Lalu bagaimana solusinya?
Banyak opsi yang sebenarnya tersedia (dan mungkin bisa menjadi satu tulisan tersendiri). Namun intinya, semua opsi ini berat untuk dilakukan. Ibarat orang yang sakit kanker parah, apapun metode penyembuhan yang dipilih pastilah tidak enak untuk dilakukan.
Sebagai contoh, Yunani saat ini sudah menjadi “pasien” IMF ? kurang lebih mirip dengan kondisi Indonesia pada tahun 1998. Untuk sementara waktu, IMF bersedia menalangi hutang Pemerintah Yunani. Sebagai imbalannya, Pemerintah Yunani diwajibkan mengurangi hutangnya dengan cara memotong belanja APBN dan meningkatkan penerimaan pajak. Akibatnya, penduduk Yunani protes karena kehilangan pekerjaan dan harus membayar pajak lebih tinggi.
Dampak terhadap Indonesia
Belum lengkap rasanya kalau dampak krisis Eropa ini belum dikaitkan dengan kondisi di Indonesia. Berikut analisis singkatnya.
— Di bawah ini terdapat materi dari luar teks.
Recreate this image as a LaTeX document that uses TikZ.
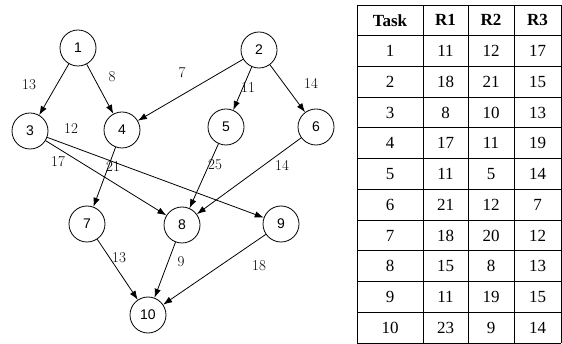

Pada dasarnya, ada dua ”jalan masuk” krisis Eropa untuk mempengaruhi perekonomian Indonesia.
A. Jalur keuangan
Situasi di Eropa bisa membawa berkah sekaligus ancaman bagi pasar keuangan Indonesia. Investor yang ”ketakutan” dengan kondisi di sana bisa saja memindahkan uangnya ke negara berkembang seperti Indonesia yang relatif bebas dari krisis. Mereka akan berbondong-bondong membeli aset keuangan Indonesia seperti SBI, SUN, maupun saham.
Di sisi lain, kondisi yang gonjang-ganjing ini juga bisa membuat investor justru lari dari pasar keuangan Indonesia. Seperti yang umum terjadi, pada kondisi krisis para investor memilih mencari selamat dengan berinvestasi di aset-aset yang dianggap paling aman (safe haven). Mereka menarik uangnya dari Indonesia dan menanamkannya di komoditas emas atau mata uang yang dianggap kuat seperti US$ dan CHF.
B. Jalur perdagangan
Dampak negatif krisis ini umumnya dialami oleh pengusaha Indonesia yang mengirim barang ekspor ke Eropa. Tingkat penjualan mereka kemungkinan besar akan menurun karena daya beli masyarakat di sana melemah. Pengangguran di Eropa sedang meningkat, kredit semakin sulit, bahkan anggaran pemerintah pun menyusut.
Namun demikian, dampak terhadap ekspor ini boleh diduga cukup lemah mengingat Eropa bukanlah tujuan dominan produk-produk Indonesia.